The police have the house surrounded, but the Pick Gang shoots their way in anyway, much to the consternation of his henchmen. Their griping means little to Pick, arriving through the backdoor with Denny, a waterlogged psychic, slung over his shoulder. She is to help him reach some sort of spiritual rapprochement with the ghost of his wife Hyacinth haunting the floor above with the spirit of her naked father chained to her bedpost.

To reach his wife Pick will have to pass through door after door of their Escher house, accompanied by Denny, while the dragging the man his gang just kidnapped, lashed securely to a chair. That would be Pick’s youngest son Manners, but some strange reason he does not recognize him as such, despite the efforts his increasingly restive men made to get him. Then things get a little surreal.

Keyhole is definitely a Guy Maddin film, which is cool, because the Canadian auteur might be the single most distinctive visual stylist working in film today. True, events in Keyhole do not always make strict logical sense, but it is consistently rewarding just watching Maddin subvert and reinvent the Old Dark House movie motifs. Even Manners Pick’s name pays homage to David Manners, the blue-blooded Canadian actor remembered as the ineffectual protagonist of Universal’s original Dracula and Mummy features.

Considering how important the look and atmosphere is to Keyhole’s overall viewing experience, Maddin’s’ gets some critical assists from his crew. Benjamin Kasulke’s shimmering black-and-white cinematography is quite Maddin-worthy, but also true to the wonderful 1930’s and 1940’s bump-in-the-night films that inspired Keyhole. Production designer Ricardo Alms and set decorator Matt Holm have also created a richly detailed and thoroughly spooky environment, generously appointed with Freudian knickknacks throughout.

Jason Patric plays the Homeric gangster with the perfect steely resolve and world-weary resignation. However, it is a bit difficult to see him and Isabella Rossellini as a couple, though their awkward chemistry is rather appropriate, given the dramatic context. Frankly, by its nature, Keyhole is not an actor’s film per se, largely using its supporting cast more as props than as flesh and blood characters. Yet, Brooke Palsson somehow conveys something human and vulnerable about Denny, before Maddin completely pulls the rug out from under everyone. To the joy of genre fans everywhere, Lars Von Trier and Uwe Boll regular Udo Kier is also on-hand, actually taking a straight and effective dramatic turn as the grieving Dr. Lemke.

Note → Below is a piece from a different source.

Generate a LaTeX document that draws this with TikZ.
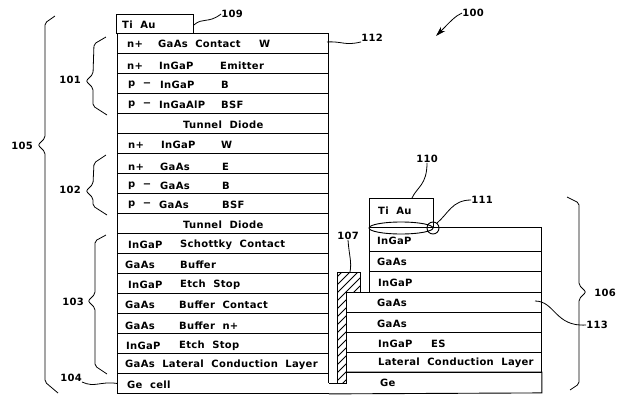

If you like Maddin’s work (and you should), than you will like Keyhole. However, it is probably not the best starter film those previous unfamiliar with his bizarre quasi-genre fabulations (check out the often brilliant My Winnipeg first). Maddin is one of the few filmmakers with a genuinely unique vision and there are an awful lot of his visions in Keyhole. There is plenty of storyline as well, that is mostly linear and easy to follow, even if it does not completely fit together. Still, audiences should not sweat the details here. Keyhole is enthusiastically recommended to anyone looking to take a fever-trip on a cold winter’s night. A film for a real movie screen, Keyhole opens this Friday (4/6) in New York at the IFC Center.